List the lines of this listing that hold the word "matplotlib".

## DATASET CONTENT
-- START --
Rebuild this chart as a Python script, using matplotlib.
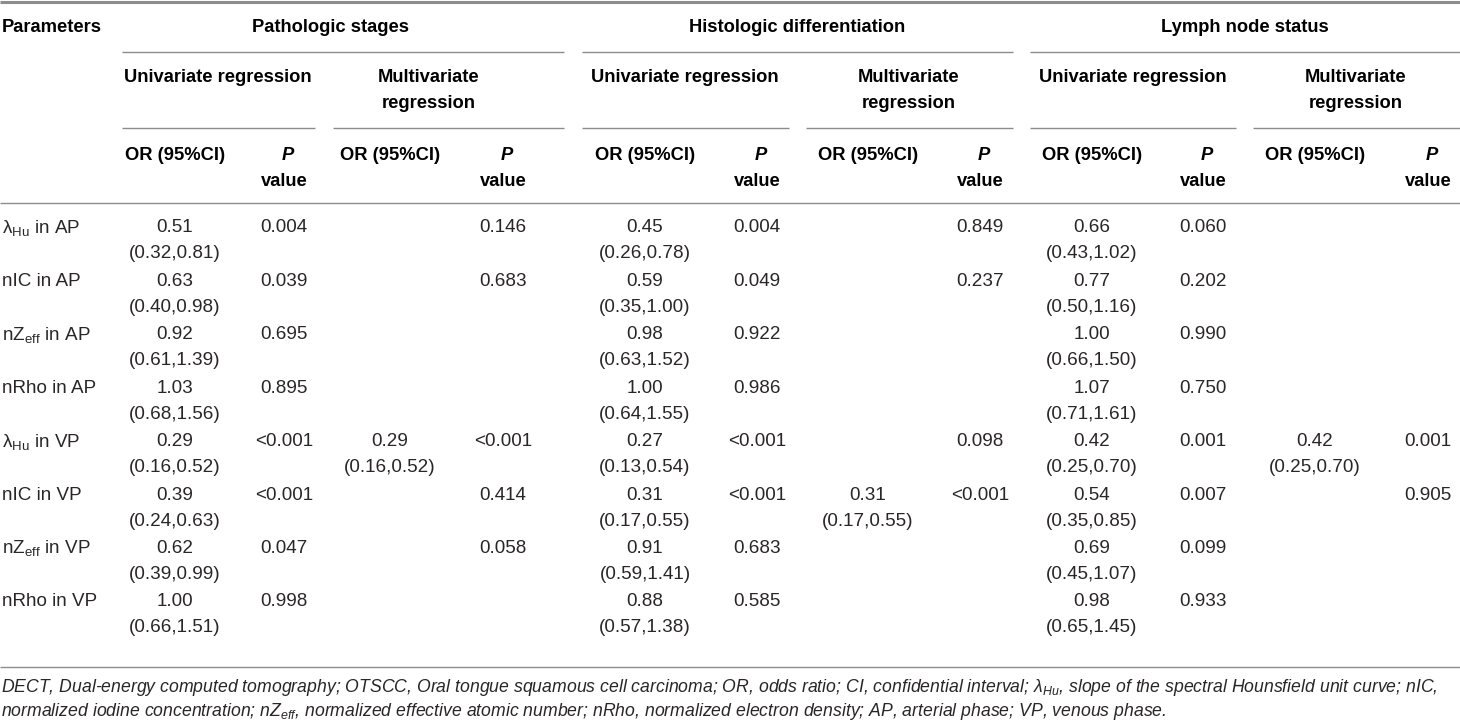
import matplotlib
matplotlib.use("Agg")
import matplotlib.pyplot as plt

# ---- table content -------------------------------------------------------
params = [r"λ$_{\mathregular{Hu}}$ in AP", "nIC in AP", r"nZ$_{\mathregular{eff}}$ in AP", "nRho in AP",
          r"λ$_{\mathregular{Hu}}$ in VP", "nIC in VP", r"nZ$_{\mathregular{eff}}$ in VP", "nRho in VP"]

groups = ["Pathologic stages", "Histologic differentiation", "Lymph node status"]

# pathologic stages
ps_uni_or = ["0.51 (0.32,0.81)", "0.63 (0.40,0.98)", "0.92 (0.61,1.39)", "1.03 (0.68,1.56)",
             "0.29 (0.16,0.52)", "0.39 (0.24,0.63)", "0.62 (0.39,0.99)", "1.00 (0.66,1.51)"]
ps_uni_p = ["0.004", "0.039", "0.695", "0.895", "<0.001", "<0.001", "0.047", "0.998"]
ps_multi_or = ["", "", "", "", "0.29 (0.16,0.52)", "", "", ""]
ps_multi_p = ["0.146", "0.683", "", "", "<0.001", "0.414", "0.058", ""]

# histologic differentiation
hd_uni_or = ["0.45 (0.26,0.78)", "0.59 (0.35,1.00)", "0.98 (0.63,1.52)", "1.00 (0.64,1.55)",
             "0.27 (0.13,0.54)", "0.31 (0.17,0.55)", "0.91 (0.59,1.41)", "0.88 (0.57,1.38)"]
hd_uni_p = ["0.004", "0.049", "0.922", "0.986", "<0.001", "<0.001", "0.683", "0.585"]
hd_multi_or = ["", "", "", "", "", "0.31 (0.17,0.55)", "", ""]
hd_multi_p = ["0.849", "0.237", "", "", "0.098", "<0.001", "", ""]

# lymph node status
ln_uni_or = ["0.66 (0.43,1.02)", "0.77 (0.50,1.16)", "1.00 (0.66,1.50)", "1.07 (0.71,1.61)",
             "0.42 (0.25,0.70)", "0.54 (0.35,0.85)", "0.69 (0.45,1.07)", "0.98 (0.65,1.45)"]
ln_uni_p = ["0.060", "0.202", "0.990", "0.750", "0.001", "0.007", "0.099", "0.933"]
ln_multi_or = ["", "", "", "", "0.42 (0.25,0.70)", "", "", ""]
ln_multi_p = ["", "", "", "", "0.001", "0.905", "", ""]

footnote = [
    r"DECT, Dual-energy computed tomography; OTSCC, Oral tongue squamous cell carcinoma; OR, odds ratio; "
    r"CI, confidential interval; λ$_{\mathit{Hu}}$, slope of the spectral Hounsfield unit curve; nIC,",
    r"normalized iodine concentration; nZ$_{\mathit{eff}}$, normalized effective atomic number; "
    r"nRho, normalized electron density; AP, arterial phase; VP, venous phase.",
]

# ---- layout --------------------------------------------------------------
plt.rcParams["font.family"] = ["Liberation Sans", "DejaVu Sans"]
plt.rcParams["mathtext.fontset"] = "custom"
plt.rcParams["mathtext.rm"] = "Liberation Sans"
plt.rcParams["mathtext.it"] = "Liberation Sans:italic"

W, H = 1460, 723
fig = plt.figure(figsize=(W / 100, H / 100), dpi=100)
ax = fig.add_axes([0, 0, 1, 1])
ax.set_xlim(0, W)
ax.set_ylim(H, 0)
ax.axis("off")

FS = 13.2
FS_BODY = 13.6
BODY = "#2a2627"
RULE = "#8c8c8c"

columns = [
    (ps_uni_or, ps_uni_p, ps_multi_or, ps_multi_p),
    (hd_uni_or, hd_uni_p, hd_multi_or, hd_multi_p),
    (ln_uni_or, ln_uni_p, ln_multi_or, ln_multi_p),
]
group_x = [330, 797, 1245]
group_span = [(122, 564), (582, 1013), (1030, 1460)]
sub_spans = [[(122, 315), (333, 564)], [(582, 789), (806, 1013)], [(1030, 1236), (1253, 1460)]]
uni_x = [218, 685, 1133]
multi_x = [429, 909, 1356]
col_x = [[175, 284, 390, 503], [645, 757, 868, 980], [1092, 1203, 1315, 1428]]

def hline(y, x0=0, x1=W, lw=1.0):
    ax.plot([x0, x1], [y, y], color=RULE, lw=lw, solid_capstyle="butt")

def txt(x, y, s, ha="center", **kw):
    kw.setdefault("color", BODY)
    kw.setdefault("fontsize", FS)
    ax.text(x, y, s, ha=ha, va="center", **kw)

# rules
hline(1.5, lw=2.2)
for x0, x1 in group_span:
    hline(52, x0, x1)
for spans in sub_spans:
    for x0, x1 in spans:
        hline(128, x0, x1)
hline(203)
hline(667)

# header
txt(2, 28, "Parameters", ha="left", fontweight="bold", color="black")
for g, gx in enumerate(group_x):
    txt(gx, 28, groups[g], fontweight="bold", color="black")
    txt(uni_x[g], 78, "Univariate regression", fontweight="bold", color="black")
    txt(multi_x[g], 78, "Multivariate", fontweight="bold", color="black")
    txt(multi_x[g], 104, "regression", fontweight="bold", color="black")
    for k, cx in enumerate(col_x[g]):
        if k % 2 == 0:
            txt(cx, 155, "OR (95%CI)", fontweight="bold", color="black")
        else:
            txt(cx + 4, 155, "P", fontweight="bold", fontstyle="italic", color="black")
            txt(cx, 181, "value", fontweight="bold", color="black")

# body
row0, pitch, gap = 228, 53.4, 26
for i, p in enumerate(params):
    y = row0 + i * pitch
    txt(2, y, p, ha="left", fontsize=FS_BODY)
    for g, cols in enumerate(columns):
        for k, col in enumerate(cols):
            val = col[i]
            if not val:
                continue
            cx = col_x[g][k]
            if k % 2 == 0:
                est, ci = val.split(" ")
                txt(cx, y, est, fontsize=FS_BODY)
                txt(cx, y + gap, ci, fontsize=FS_BODY)
            else:
                txt(cx, y, val, fontsize=FS_BODY)

# footnote
for j, line in enumerate(footnote):
    txt(1, 687 + j * 24, line, ha="left", fontstyle="italic", fontsize=12.7)

fig.savefig("out.png", dpi=100)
-- END --
## EXERCISE RESPONSE
Rebuild this chart as a Python script, using matplotlib.
import matplotlib
matplotlib.use("Agg")
import matplotlib.pyplot as plt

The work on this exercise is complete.